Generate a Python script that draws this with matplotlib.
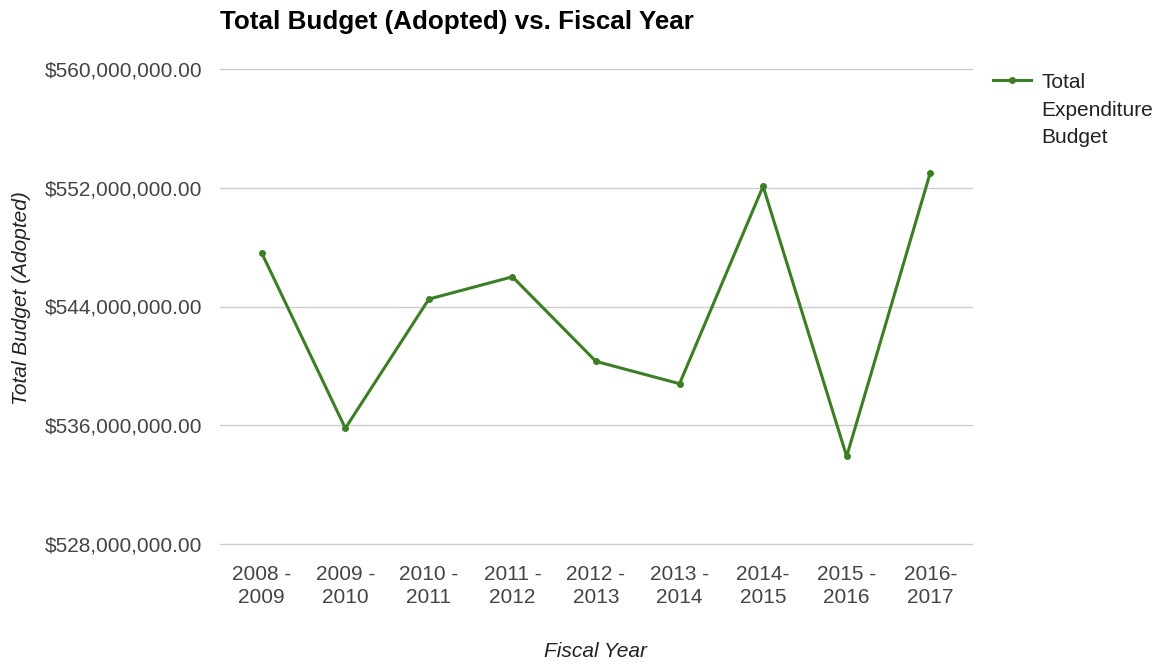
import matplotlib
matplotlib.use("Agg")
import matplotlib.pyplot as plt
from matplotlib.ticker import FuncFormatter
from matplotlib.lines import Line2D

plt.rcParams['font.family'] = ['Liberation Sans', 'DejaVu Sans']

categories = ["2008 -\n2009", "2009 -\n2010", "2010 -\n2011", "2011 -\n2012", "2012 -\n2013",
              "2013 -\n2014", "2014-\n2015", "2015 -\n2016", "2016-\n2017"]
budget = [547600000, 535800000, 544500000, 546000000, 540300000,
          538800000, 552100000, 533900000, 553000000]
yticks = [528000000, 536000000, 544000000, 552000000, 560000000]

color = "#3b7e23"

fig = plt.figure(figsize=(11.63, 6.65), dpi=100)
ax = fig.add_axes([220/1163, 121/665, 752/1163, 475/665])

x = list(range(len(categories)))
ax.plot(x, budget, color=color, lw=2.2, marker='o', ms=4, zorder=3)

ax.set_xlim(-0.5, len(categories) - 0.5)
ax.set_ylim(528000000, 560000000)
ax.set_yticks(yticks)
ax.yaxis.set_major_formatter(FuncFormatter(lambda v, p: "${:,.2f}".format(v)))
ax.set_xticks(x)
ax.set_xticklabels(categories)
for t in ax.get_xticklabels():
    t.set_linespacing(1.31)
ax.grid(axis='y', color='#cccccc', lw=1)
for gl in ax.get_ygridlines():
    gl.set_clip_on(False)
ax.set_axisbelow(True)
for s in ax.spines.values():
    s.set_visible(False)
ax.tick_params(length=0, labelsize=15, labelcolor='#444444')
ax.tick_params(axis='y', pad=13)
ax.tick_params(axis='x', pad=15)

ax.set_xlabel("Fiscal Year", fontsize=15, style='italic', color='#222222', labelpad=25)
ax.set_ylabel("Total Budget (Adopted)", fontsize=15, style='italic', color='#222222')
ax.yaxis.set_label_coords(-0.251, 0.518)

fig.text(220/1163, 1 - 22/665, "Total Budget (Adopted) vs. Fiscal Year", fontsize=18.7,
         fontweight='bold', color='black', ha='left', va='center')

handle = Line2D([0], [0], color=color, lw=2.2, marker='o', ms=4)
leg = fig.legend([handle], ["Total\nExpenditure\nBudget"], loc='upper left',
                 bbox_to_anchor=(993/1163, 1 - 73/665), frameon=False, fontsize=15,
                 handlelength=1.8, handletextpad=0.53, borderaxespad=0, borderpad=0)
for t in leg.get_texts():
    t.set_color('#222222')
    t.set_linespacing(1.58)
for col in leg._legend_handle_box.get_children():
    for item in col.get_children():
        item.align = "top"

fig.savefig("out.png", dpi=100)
○ ○ ○
**Aim of the task**
Look through the data and gather every line with the string "matplotlib" in it.

**Task answer**
Generate a Python script that draws this with matplotlib.
import matplotlib
matplotlib.use("Agg")
import matplotlib.pyplot as plt
from matplotlib.ticker import FuncFormatter
from matplotlib.lines import Line2D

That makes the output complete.